Ketubot 25 - 31
Second Look at Missing Brother Mystery
A surface reading of a gemara often reveals only the tip of the iceberg and we must rely on the commentaries for the whole picture. Let us illustrate this truth so familiar to Talmudists with an examples from our gemara.
Mori bar Issak was visited by a man from Bei Chozoah who claimed that he was his brother and demanded a share in the inheritance from his dead father. When Mori declared that he did not recognize him as his brother the case was brought before the court of Rabbi Chisda. "He may be honestly stating that he does not recognize you," said Rabbi Chisda to the visitor, "just as Yosef recognized his brothers when they came to Egypt but they failed to recognize him. When he left them they already had beards so that their appearance had not significantly changed. He, however, was then without a beard so that they did not recognize him now with a beard."
To clarify matters Rabbi Chisda asked the visitor to produce witnesses to testify that he was Mori's brother. "I have such witnesses," he responded, "but they are afraid to testify against so violent a man as Mori." Rabbi Chisda then turned to Mori and asked him to produce witnesses that the visitor was not his brother, reversing the normal rule that the burden of proof is on the claimant, because of Mori's violent reputation. To the gemara's question that we cannot believe witnesses which Mori brings because they may be intimidated by him to lie on his behalf, the answer is given that we only suspect that witnesses will refrain from testifying against him, but not that they will actually lie on his behalf.
Now let us retell this story based on the commentary of Tosefot.
The visitor was born in the community where Mori lived and went abroad as a youngster together with his father.
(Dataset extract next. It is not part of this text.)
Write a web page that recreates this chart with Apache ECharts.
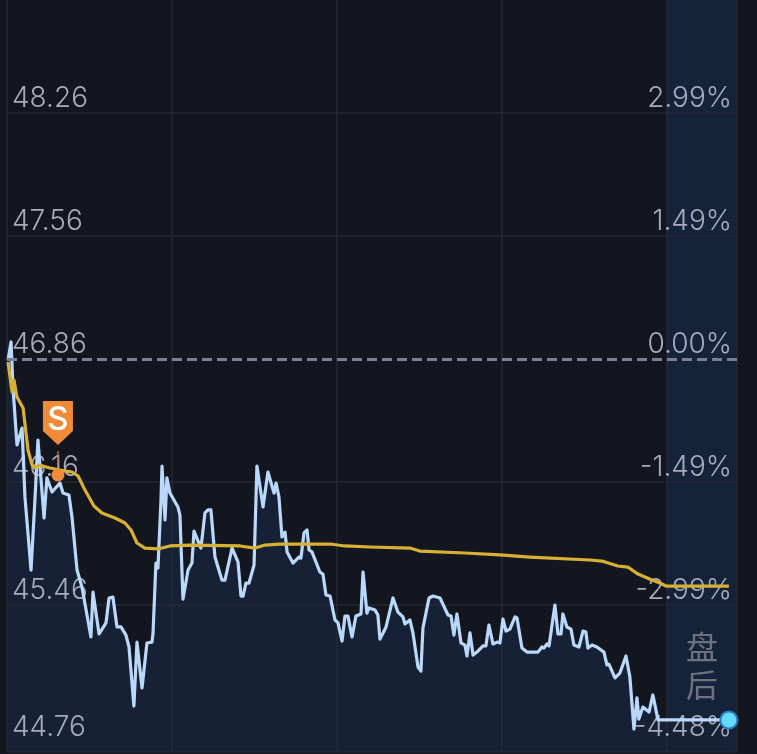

When he returned and made his claim to the inheritance, Mori did not categorically deny that he was his brother but rather claimed that he did not recognize him. This would seem rather suspect for someone not to be able to recognize his own brother if not for Rabbi Chisda's comparing it to the honest failure of Yosef's brothers to recognize him. When the claimant produced witnesses to testify that he was Mori's brother, they declared that they would not testify. This was sufficient grounds for Rabbi Chisda to accept the charge by the claimant that they were afraid to testify against Mori because of his violent reputation. He then challenged Mori to get those very witnesses to testify either that the claimant was not his brother or that they did not recognize him as being his brother. Why will we believe them asks the gemara, if we suspect that they are intimidated by Mori? To which the gemara replies that intimidation is presumed only as a cause for the witnesses to refrain from testifying, but not as a cause for them to actually lie in Mori's behalf.
When the Heat is On
Everything is from Heaven, say our Sages, except cold and heat. Tosefot explains that in regard to all threats to a person's security or comfort which Heaven directs against him he is helpless to prevent them. In regard to cold and heat, however, he has been given the ability to protect himself against their effect.
A challenge to this seems to emerge from a Midrash (Vayikra Rabbah 16:8, not Bereishet Rabbah as mistakenly appears in our text):
The Roman Emperor Antoninus asked Rabbi Yehuda Hanasi (Rebbie) to bless him. "May Hashem protect you from the cold," said the Sage. "For this I need your blessing?" countered Antoninus who pointed out that all he needed to do to avoid the effects of cold was to add another blanket. "May Hashem protect you from the heat," came the new blessing of Rebbie. "This is indeed a blessing," replies the grateful emperor, "for it is written (Tehillim 19:7) 'Nothing is safe from its (the sun's) heat.' "
This Midrash would seem to indicate that man lacks the power to defend himself against the effects of extreme heat, and it was necessary for Rebbie to pray for such protection for the ruler who so befriended him.
Tosefot responds to this challenge by pointing out the difference between a person's ability to protect himself against heat while he is at home and when he is on the road or involved in battle. While at home, he can cool off in a stone house or basement (the ancient version of fans and air conditioning!), an arrangement not available when he is away. As the ruler of a mighty empire, Antoninus had to do a considerable amount of traveling and conducting wars. He realized that in those situations he would be unable to find refuge from the extreme heat of the sun to which he would often be exposed. He therefore appreciated the blessing of his friend, the Jewish Sage, that he receive special Diving protection from such discomfort.